Using the above code and any detection model.

Hi @mishall.swain,
Request you to share your model and verbose logs.
Also is this related to TF-TRT conversion?

Thanks!

I am able to reproduce the same issue with this SSD.pb

Is there any specific command or param to get these logs?

2020-09-22 16:00:31.873374: I tensorflow/core/common_runtime/gpu/gpu_device.cc:1187] 0
2020-09-22 16:00:31.873390: I tensorflow/core/common_runtime/gpu/gpu_device.cc:1200] 0: N
2020-09-22 16:00:33.137892: I tensorflow/core/grappler/optimizers/meta_optimizer.cc:716] Optimization results for grappler item: tf_graph
2020-09-22 16:00:33.137946: I tensorflow/core/grappler/optimizers/meta_optimizer.cc:718] constant folding: Graph size after: 6823 nodes (1), 11475 edges (2), time = 547.209ms.
2020-09-22 16:00:33.137961: I tensorflow/core/grappler/optimizers/meta_optimizer.cc:718] layout: layout did nothing. time = 4.224ms.
2020-09-22 16:00:33.137972: I tensorflow/core/grappler/optimizers/meta_optimizer.cc:718] constant folding: Graph size after: 6823 nodes (0), 11475 edges (0), time = 196.495ms.
WARNING:tensorflow:From convert1.py:28: FastGFile.init (from tensorflow.python.platform.gfile) is deprecated and will be removed in a future version.
Instructions for updating:
Use tf.gfile.GFile.
numb. of all_nodes in frozen graph: 6822
numb. of trt_engine_nodes in TensorRT graph: 0
numb. of all_nodes in TensorRT graph: 6823

For this model, TRT7 is unable to create any trt_engine_nodes as well as almost no reduction in all_nodes.
TRT5 is able to create engine nodes and reduce all nodes as well.

Yes

Please check the below link

Thanks!

Hi @AakankshaS due to the verbose logging, I realized that my code was not using GPU at all.

I was using deepstream:20.07-triton docker with CUDA 10.2 and TRT 7.0 installed for the conversion.

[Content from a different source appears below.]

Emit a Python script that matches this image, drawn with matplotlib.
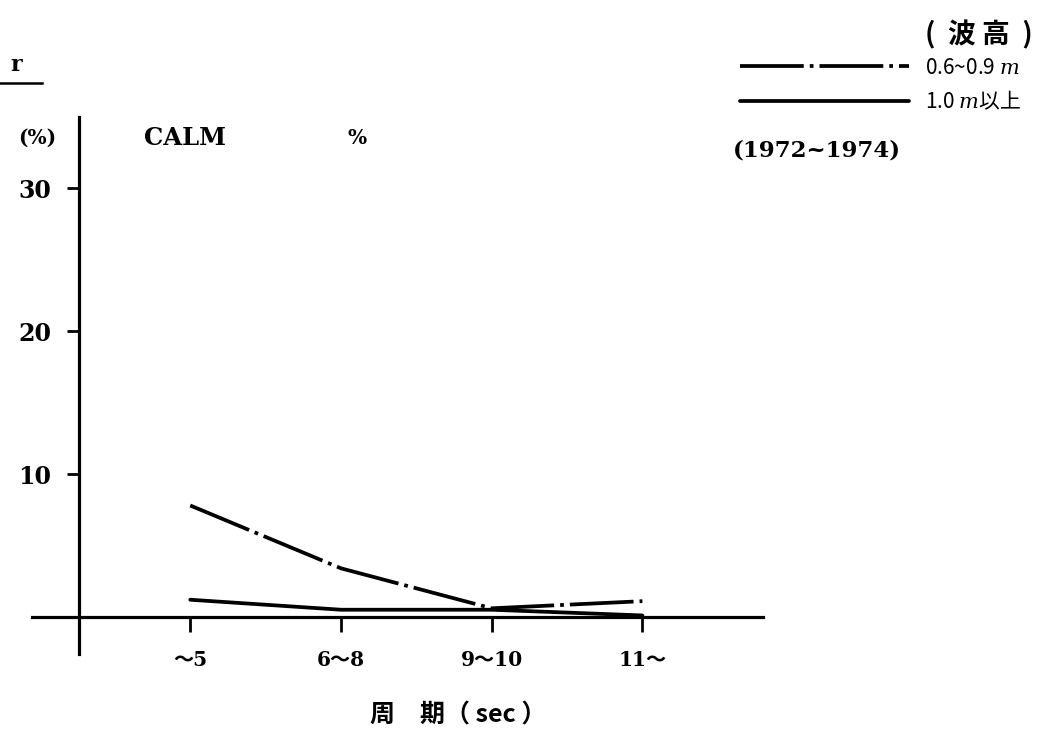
import matplotlib
matplotlib.use("Agg")
import matplotlib.pyplot as plt
from matplotlib.lines import Line2D

plt.rcParams["mathtext.fontset"] = "custom"
plt.rcParams["mathtext.it"] = "DejaVu Serif:italic"

# Wave period classes and frequency (%) of each wave-height class
periods = ["～5", "6～8", "9～10", "11～"]
height_06_09 = [7.8, 3.4, 0.6, 1.1]   # 0.6~0.9 m
height_10_up = [1.2, 0.5, 0.5, 0.1]   # 1.0 m 以上
y_ticks = [10, 20, 30]

SERIF = ["DejaVu Serif", "Noto Sans CJK JP"]
CJK = ["Noto Sans CJK JP", "DejaVu Sans"]

fig = plt.figure(figsize=(10.56, 7.41), dpi=100)
ax = fig.add_axes([0.0303, 0.1174, 0.6922, 0.7247])

x = list(range(len(periods)))
dashdot = (0, (17, 1.6, 1.0, 1.6))
l1, = ax.plot(x, height_06_09, color="black", lw=2.7, linestyle=dashdot,
              dash_capstyle="butt", label="0.6~0.9 $m$")
l2, = ax.plot(x, height_10_up, color="black", lw=2.7,
              solid_capstyle="round", label="1.0 $m$以上")

ax.set_xlim(-1.05, 3.8)
ax.set_ylim(-2.6, 35)

# Cross-shaped axes: vertical axis left of the first class, horizontal at zero
for s in ("top", "right"):
    ax.spines[s].set_visible(False)
ax.spines["left"].set_position(("data", -0.74))
ax.spines["bottom"].set_position(("data", 0))
ax.spines["left"].set_linewidth(2.3)
ax.spines["bottom"].set_linewidth(2.3)

ax.set_xticks(x)
ax.set_xticklabels(periods)
ax.set_yticks(y_ticks)
ax.set_yticklabels([str(v) for v in y_ticks])
ax.tick_params(axis="x", direction="out", length=11, width=2, pad=13)
ax.tick_params(axis="y", direction="out", length=9, width=2, pad=11)
for lab in ax.get_xticklabels():
    lab.set_family(SERIF)
    lab.set_fontsize(14.5)
    lab.set_fontweight("bold")
for lab in ax.get_yticklabels():
    lab.set_family(SERIF)
    lab.set_fontsize(17)
    lab.set_fontweight("bold")

ax.set_xlabel("周　期（ sec ）", family=CJK, fontsize=18, fontweight="bold")
ax.xaxis.set_label_coords(0.583, -0.092)

# Header texts inside the plot area
fig.text(0.017, 0.814, "(%)", family=SERIF, fontsize=14.5, fontweight="bold",
         va="center")
fig.text(0.136, 0.814, "CALM", family=SERIF, fontsize=17.5,
         fontweight="bold", va="center")
fig.text(0.329, 0.814, "%", family=SERIF, fontsize=14.5, fontweight="bold",
         va="center")

# Cut-off title fragment with its underline
fig.text(0.010, 0.912, "r", family=SERIF, fontsize=16, fontweight="bold",
         va="center")
fig.add_artist(Line2D([0.0, 0.040], [0.888, 0.888], color="black", lw=1.8,
                      transform=fig.transFigure))

# Legend
leg = fig.legend(handles=[l1, l2], loc="upper left",
                 bbox_to_anchor=(0.683, 0.949), frameon=False,
                 handlelength=8.1, handletextpad=0.8, labelspacing=0.55,
                 prop={"family": "Noto Sans CJK JP", "size": 15})
fig.text(0.876, 0.953, "(  波 高  )", family=CJK, fontsize=20,
         fontweight="bold", va="center")
fig.text(0.694, 0.797, "(1972~1974)", family=SERIF, fontsize=16.5,
         fontweight="bold", va="center")

fig.savefig("out.png", dpi=100, facecolor="white")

I had installed TF-gpu=1.15 myself inside the docker. Due to incompatibility, the TF was not utilizing the GPU. It installs correctly but does not use GPU due to few libraries being incompatible.

I also tried using tensorrt:20.01 docker with CUDA 10.2 and TRT 7.0. But I’m facing a similar issue during installing TF-GPU and using it.

[For TRT-5] I had installed TF and TRT-5 on the base instance directly, hence it was able to use the GPU.

Is there any easy way to test TFTRT conversion using TRT 7.0. I intend to use Triton Inference Server for my ML Pipeline. I have trained TF .pb files already.